Salomon Rondon – Goal of the weekend? A beautiful volley that was reminiscent of Van Persie during his Man Utd title-winning days. Shame it was all for nothing really. Rondon remains a mystery to me. He has a Premier League hat-trick to his name but can go months without scoring or even threatening to score. Call it the Pulis/Pardew factor.
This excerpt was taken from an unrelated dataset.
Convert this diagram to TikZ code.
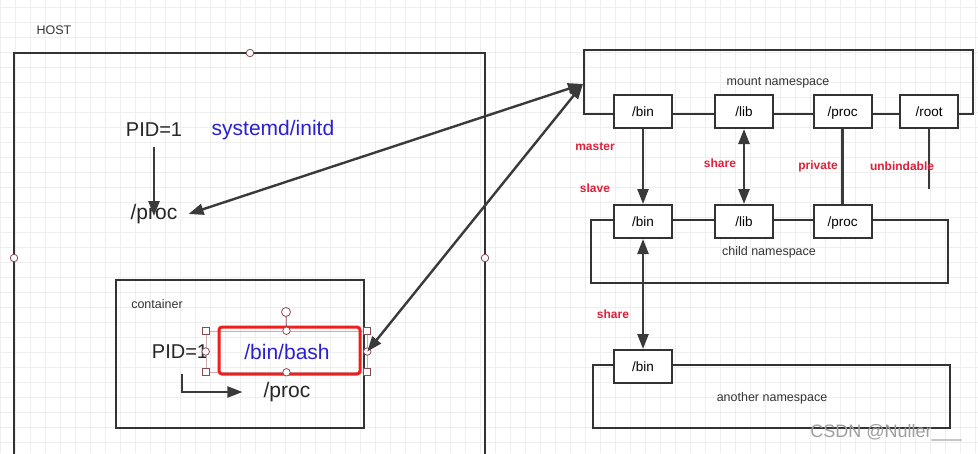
\documentclass[tikz,border=0pt]{standalone}
\usepackage{fontspec}
\setmainfont{Liberation Sans}
\usetikzlibrary{arrows.meta}
\definecolor{ink}{HTML}{333333}
\definecolor{arrc}{HTML}{3A3A3A}
\definecolor{bluet}{HTML}{2B1FD0}
\definecolor{redl}{HTML}{E0203A}
\definecolor{redbox}{HTML}{EE1F1F}
\definecolor{handlec}{HTML}{8A4A55}
\definecolor{gridc}{HTML}{EEEEEE}
\tikzset{
  boxline/.style={draw=ink, line width=2pt},
  fsbox/.style={boxline, fill=white, minimum width=58pt, minimum height=33pt, inner sep=0pt, text height=10pt, text depth=0pt, font=\fontsize{13.5}{15}\selectfont},
  lbl/.style={inner sep=0pt, font=\fontsize{12.5}{14}\selectfont, text=ink},
  redlbl/.style={inner sep=0pt, font=\bfseries\fontsize{12}{14}\selectfont, text=redl},
  big/.style={inner sep=0pt, font=\fontsize{20}{22}\selectfont, text=black!85},
  bigblue/.style={inner sep=0pt, font=\fontsize{21}{23}\selectfont, text=bluet},
  tip/.tip={Triangle[length=15pt,width=11pt]},
  arr/.style={draw=arrc, line width=2.4pt, -tip},
  darr/.style={draw=arrc, line width=2.4pt, tip-tip},
  plain/.style={draw=arrc, line width=2.4pt},
  hsq/.style={draw=handlec, fill=white, line width=0.8pt, minimum size=7pt, inner sep=0pt},
  hci/.style={draw=handlec, fill=white, line width=0.8pt, circle, minimum size=7.5pt, inner sep=0pt},
}
\begin{document}
\begin{tikzpicture}[x=1pt,y=-1pt]
\useasboundingbox (0,0) rectangle (978,453);
\clip (0,0) rectangle (978,453);
\fill[white] (0,0) rectangle (978,453);
\foreach \x in {0,15,...,975} \draw[gridc, line width=0.6pt] (\x,0) -- (\x,453);
\foreach \y in {7,22,...,452} \draw[gridc, line width=0.6pt] (0,\y) -- (978,\y);

% HOST
\node[lbl] (hostlbl) at (54,30) {HOST};
\draw[boxline] (14,470) -- (14,53) -- (485,53) -- (485,470);
\node[hci] (h1) at (250,53) {};
\node[hci] (h2) at (14,258) {};
\node[hci] (h3) at (485,258) {};

\node[big] (pid1) at (154,130) {PID=1};
\node[bigblue] (sysd) at (273,130) {systemd/initd};
\node[big, font=\fontsize{21}{23}\selectfont] (hproc) at (154,214) {/proc};
\draw[arr] (pid1.south) ++(0,10) coordinate (pa) (pa) -- ([yshift=-12pt]hproc.north);

% container
\draw[boxline] (116,280) rectangle (364,428);
\node[lbl] (contlbl) at (157,304) {container};
\node[big] (cpid) at (180,352) {PID=1};
\node[inner sep=0pt, draw=handlec!45, line width=0.6pt, minimum width=161pt, minimum height=41pt] (sel) at (286.5,351.5) {};
\node[draw=redbox, line width=3pt, rounded corners=3pt, minimum width=141pt, minimum height=47pt, inner sep=0pt] (bashbox) at (289.5,350.5) {};
\node[bigblue] (bash) at (287,352) {/bin/bash};
\node[big, font=\fontsize{21}{23}\selectfont] (cproc) at (287,392) {/proc};
\coordinate (lstart) at (182,374);
\draw[draw=arrc, line width=2.2pt, -tip] (lstart) |- ([xshift=-21pt]cproc.west);
\draw[handlec, line width=0.8pt] (286,312) -- (sel.north);
\node[hci, minimum size=9pt] (rot) at (286,312) {};
\foreach \p in {north west, north east, south west, south east} \node[hsq] at (sel.\p) {};
\foreach \p in {north, south, west, east} \node[hci] at (sel.\p) {};

% mount namespace
\draw[boxline] (584,114) -- (584,50) -- (973,50) -- (973,114) -- cycle;
\node[lbl] (mlbl) at (778,83) {mount namespace};
\node[fsbox] (mbin) at (643,111.5) {/bin};
\node[fsbox] (mlib) at (744,111.5) {/lib};
\node[fsbox] (mproc) at (842.5,111.5) {/proc};
\node[fsbox] (mroot) at (929,111.5) {/root};

% child namespace
\draw[boxline] (591,220) rectangle (948,283);
\node[lbl] (clbl) at (769,252) {child namespace};
\node[fsbox] (cbin) at (643,221.5) {/bin};
\node[fsbox] (clib) at (744,221.5) {/lib};
\node[fsbox] (cproc2) at (842.5,221.5) {/proc};

% another namespace
\draw[boxline] (593,365) rectangle (950,428);
\node[lbl] (albl) at (772,398) {another namespace};
\node[fsbox] (abin) at (643,366.5) {/bin};

% connectors right
\draw[arr] (mbin.south) -- (cbin.north);
\draw[darr] (mlib.south) -- (clib.north);
\draw[plain] (mproc.south) -- (cproc2.north);
\coordinate (rootend) at (929,189);
\draw[plain] (mroot.south) -- (rootend);
\draw[darr] (cbin.south) -- (abin.north);

\node[redlbl] (master) at (595,147) {master};
\node[redlbl] (slave) at (595,188) {slave};
\node[redlbl] (share1) at (720,163) {share};
\node[redlbl] (private) at (818,166) {private};
\node[redlbl] (unbind) at (902,166) {unbindable};
\node[redlbl] (share2) at (613,314) {share};

% big connectors
\coordinate (mleft) at (583,84);
\draw[darr] (mleft) -- ([xshift=11pt]hproc.east);
\draw[darr] (mleft) -- (sel.east);

% watermark
\node[inner sep=0pt, font=\fontsize{18}{20}\selectfont, text=gray!75] (wm) at (886,433) {CSDN @Nuller\_\_\_};
\end{tikzpicture}
\end{document}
Romelu Lukaku – The second Man Utd goal was a counter-attacking thing of beauty and although the pass into big Rom was nice, the way he took the goal was outstanding. Two for Lukaku on Saturday evening and Mourinho will hope this is the start of yet another purple patch, as Lukaku seems to be a patchy sort of player when it comes to scoring goals.

Manager

Alan Pardew – We need to talk about Alan. Why take your players away for some warm weather training when you’ve played Monday and will play again Saturday? Just lunacy. My theory is they booked in advance after seeing the 4th Round Draw, expected to lose to Liverpool and didn’t want to lose their deposit. Either way, the trip has been a disaster. Four of their players allegedly played real-life GTA and they lost to Southampton. Pardew himself will no doubt manage to deflect the blame, but with the people who appointed this fraud already fired, you do wonder if the axe will fall on the Pardy man before it is too late. It is certainly too late for their cup hopes.

That’s it for this week but mercifully the Premier League is back next weekend so hopefully not a VAR in sight. Toodles for now.